Not just enduring, but building.

Not just surviving but choosing to stay.

That moment stays with me.

Now, when I talk about the future, my voice catches. It feels tender, fragile, like I’m speaking of something sacred. I want to see her grow. I want to meet the woman she becomes. I want to watch her shape the world and shape herself.

I want to build something so gentle and grounded that she never has to feel the way I once did.
I want her to know comfort like I knew ache. To feel home not as a place but a state of being. To never wonder whether she belongs.

Sometimes I worry.
That these words might be misread. That if my parents saw them, they might think I’m blaming them for the way I once felt. Saying they didn’t provide that for me.

But I’m not.
They loved me with everything they had.
Pain doesn’t always ask permission though. Sometimes it just arrives.

Now my reason to stay is almost 6 years old. She runs barefoot through my heart and paints the sky with her joy. She is my reason. My turning point.

But lately, very quietly, another reason has begun to emerge.

It’s not loud. It doesn’t demand much.
Just a whisper.

What if I lived for myself too?

Not just for her.
Not just to protect or provide.
For the woman I’m still becoming. For the dreams I buried before they even had a name. For the version of me I never thought I’d meet.
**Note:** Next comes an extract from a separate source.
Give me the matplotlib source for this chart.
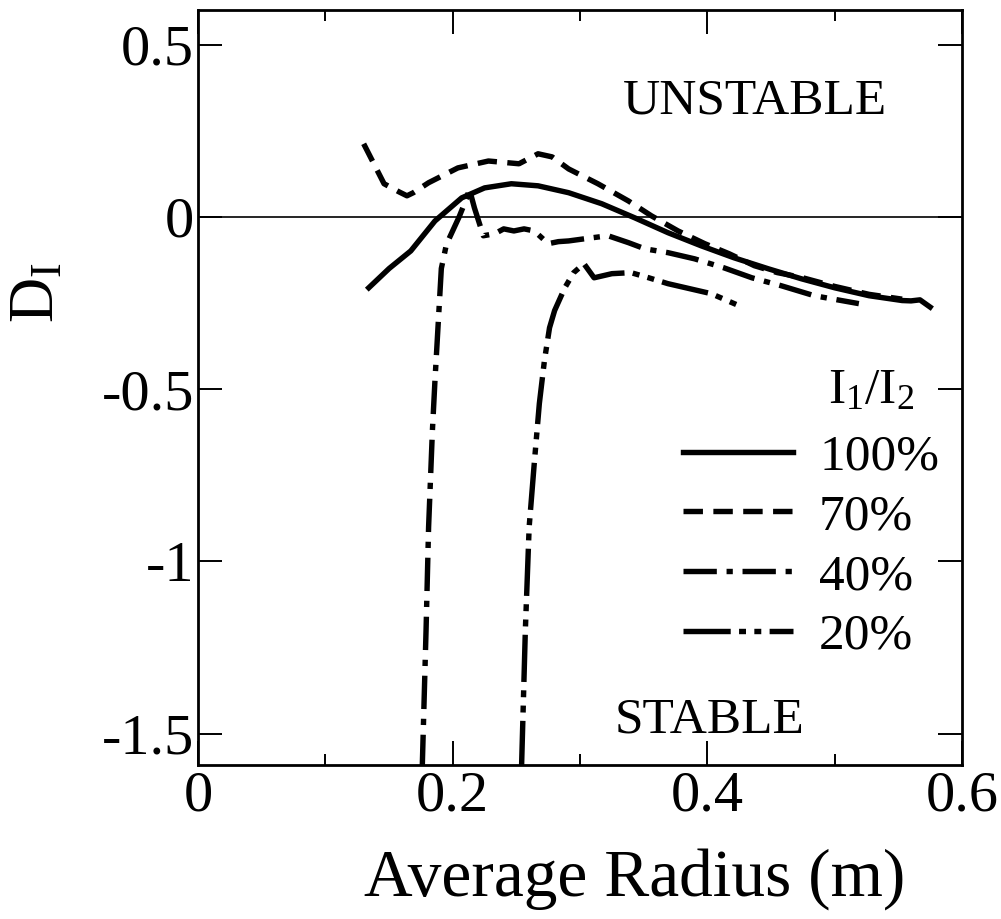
import matplotlib
matplotlib.use("Agg")
from matplotlib import pyplot as plt

plt.rcParams["font.family"] = ["Liberation Serif", "DejaVu Serif"]
plt.rcParams["mathtext.fontset"] = "custom"
plt.rcParams["mathtext.rm"] = "Liberation Serif"
plt.rcParams["mathtext.it"] = "Liberation Serif:italic"
plt.rcParams["lines.scale_dashes"] = False

# I1/I2 = 100 %
r_100 = [0.134, 0.150, 0.167, 0.186, 0.207, 0.225, 0.246, 0.267, 0.291, 0.317,
         0.343, 0.369, 0.395, 0.421, 0.448, 0.474, 0.500, 0.527, 0.553, 0.560,
         0.567, 0.575]
d_100 = [-0.206, -0.150, -0.099, -0.012, 0.055, 0.084, 0.096, 0.090, 0.070, 0.038,
         -0.003, -0.046, -0.084, -0.119, -0.151, -0.180, -0.206, -0.229, -0.243, -0.244,
         -0.241, -0.262]

# I1/I2 = 70 %
r_70 = [0.130, 0.146, 0.158, 0.164, 0.169, 0.181, 0.204, 0.228, 0.252, 0.267,
        0.278, 0.291, 0.314, 0.338, 0.356, 0.377, 0.398, 0.417, 0.437, 0.455,
        0.474, 0.500, 0.527, 0.553]
d_70 = [0.212, 0.096, 0.072, 0.061, 0.070, 0.099, 0.142, 0.162, 0.154, 0.183,
        0.174, 0.139, 0.096, 0.046, 0.003, -0.041, -0.078, -0.107, -0.142, -0.162,
        -0.176, -0.202, -0.225, -0.239]

# I1/I2 = 40 %
r_40 = [0.176, 0.179, 0.181, 0.184, 0.186, 0.189, 0.191, 0.195, 0.200, 0.205,
        0.211, 0.213, 0.217, 0.224, 0.233, 0.240, 0.248, 0.256, 0.264, 0.275,
        0.283, 0.291, 0.309, 0.322, 0.338, 0.351, 0.369, 0.390, 0.413, 0.435,
        0.458, 0.484, 0.519]
d_40 = [-1.60, -1.20, -0.90, -0.62, -0.475, -0.28, -0.15, -0.08, -0.04, 0.00,
        0.055, 0.081, 0.026, -0.055, -0.049, -0.035, -0.041, -0.035, -0.041, -0.078,
        -0.072, -0.070, -0.061, -0.055, -0.075, -0.093, -0.104, -0.122, -0.148, -0.177,
        -0.200, -0.229, -0.252]

# I1/I2 = 20 %
r_20 = [0.254, 0.257, 0.260, 0.264, 0.268, 0.272, 0.276, 0.280, 0.288, 0.295,
        0.303, 0.311, 0.325, 0.340, 0.354, 0.369, 0.403, 0.423]
d_20 = [-1.60, -1.20, -0.90, -0.716, -0.542, -0.417, -0.322, -0.272, -0.206, -0.162,
        -0.136, -0.177, -0.165, -0.162, -0.177, -0.194, -0.223, -0.255]

series_labels = ["100%", "70%", "40%", "20%"]
x_ticks = [0, 0.2, 0.4, 0.6]
x_ticklabels = ["0", "0.2", "0.4", "0.6"]
y_ticks = [0.5, 0, -0.5, -1, -1.5]
y_ticklabels = ["0.5", "0", "-0.5", "-1", "-1.5"]

fig = plt.figure(figsize=(10.01, 9.19), dpi=100)
ax = fig.add_axes([0.198, 0.168, 0.763, 0.821])

lw = 3.9
ax.plot(r_100, d_100, color="black", lw=lw, linestyle="-", label=series_labels[0])
ax.plot(r_70, d_70, color="black", lw=lw, linestyle=(0, (14, 7.5)), label=series_labels[1])
ax.plot(r_40, d_40, color="black", lw=lw, linestyle=(0, (24, 7, 4.5, 7)), label=series_labels[2])
ax.plot(r_20, d_20, color="black", lw=lw, linestyle=(0, (34, 6, 5, 6, 5, 6)), label=series_labels[3])

ax.axhline(0, color="black", lw=1.2)

ax.set_xlim(0, 0.6)
ax.set_ylim(-1.59, 0.6)

ax.set_xticks(x_ticks, x_ticklabels)
ax.set_xticks([0.1, 0.3, 0.5], minor=True)
ax.set_yticks(y_ticks, y_ticklabels)

ax.tick_params(which="both", direction="in", top=True, right=True, width=1.4,
               labelsize=42, colors="black")
ax.tick_params(which="major", length=17)
ax.tick_params(which="minor", length=8)
ax.tick_params(axis="x", pad=4)
ax.tick_params(axis="y", pad=3)
for s in ax.spines.values():
    s.set_linewidth(2.0)

# axis labels, placed by hand
ax.set_xlabel("Average Radius (m)", fontsize=48.5)
ax.xaxis.label.set_va("center")
ax.xaxis.set_label_coords(0.572, -0.152)
ax.set_ylabel(r"$\mathrm{D}_{\mathrm{I}}$", fontsize=45)
ax.yaxis.label.set_va("center")
ax.yaxis.set_label_coords(-0.209, 0.625)

ax.text(0.437, 0.336, "UNSTABLE", fontsize=37, ha="center", va="center")
ax.text(0.402, -1.461, "STABLE", fontsize=37, ha="center", va="center")

# legend with its heading drawn separately
ax.text(0.938, 0.495, r"$\mathrm{I}_1/\mathrm{I}_2$", fontsize=37,
        ha="right", va="center", transform=ax.transAxes)
ax.legend(loc="upper right", bbox_to_anchor=(0.997, 0.466), frameon=False,
          fontsize=37, handlelength=2.15, handletextpad=0.5, labelspacing=0.25,
          borderaxespad=0)

fig.savefig("out.png", dpi=100)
She saved me, but now I want to show up in the world. Not just for her, but with her.

Not from the sidelines. Not only as a witness.

As someone still alive in her own story.

A whisper of what could have been

I listen to them play, screams of “Dad!” and laughs ringing through the house. Hearing him teach her that sometimes it’s okay to laugh when someone falls and comfort her when she’s bumped her knee.

There’s no negative air between us, no more walking on eggshells, we just appreciate what both of us are doing for our child. She is the soul focus in our life.

6 years ago today I moved back to my parents home. It was never my family home as I’d never lived here. With both of my parents choosing careers that fortunately provided living accommodations, there had never really been a “family home” as such. Yet there I was, in a position I had never dreamed of being in, as I had no where else to turn. I had lost the home I believed I was building. I had lost my best friend, my partner. I was forced to return to a country I had believed I wanted to leave, had accepted I may never live in again, because I was so certain this was the first move to the rest of our lives.

I didn’t want to come back on my Dad’s birthday, I was worried I would taint the day. If you had told me in that moment that 6 years later we’d all be sitting around a table eating pizza together with our daughter I would have laughed in your face. I was broken coming home, my heart had never felt heavier, I’d spent the entire plane journey from Australia, all 1235 minutes of it crying to myself. Why had I not advocated for myself sooner? How dare I let anyone treat me the way they both had? Why wasn’t I good enough? What did she have that I didn’t? Why did’t he value me enough after 4 years to even try avoid hurting my feelings? Nothing had ever hurt me as much as that.

Now I sit and listen to them laugh. There are moments where I think what if things had been different and she’d been able to experience his love every day of her life, that’s what I mourn now. Not our relationship and what that would have meant, but what it could have been for her.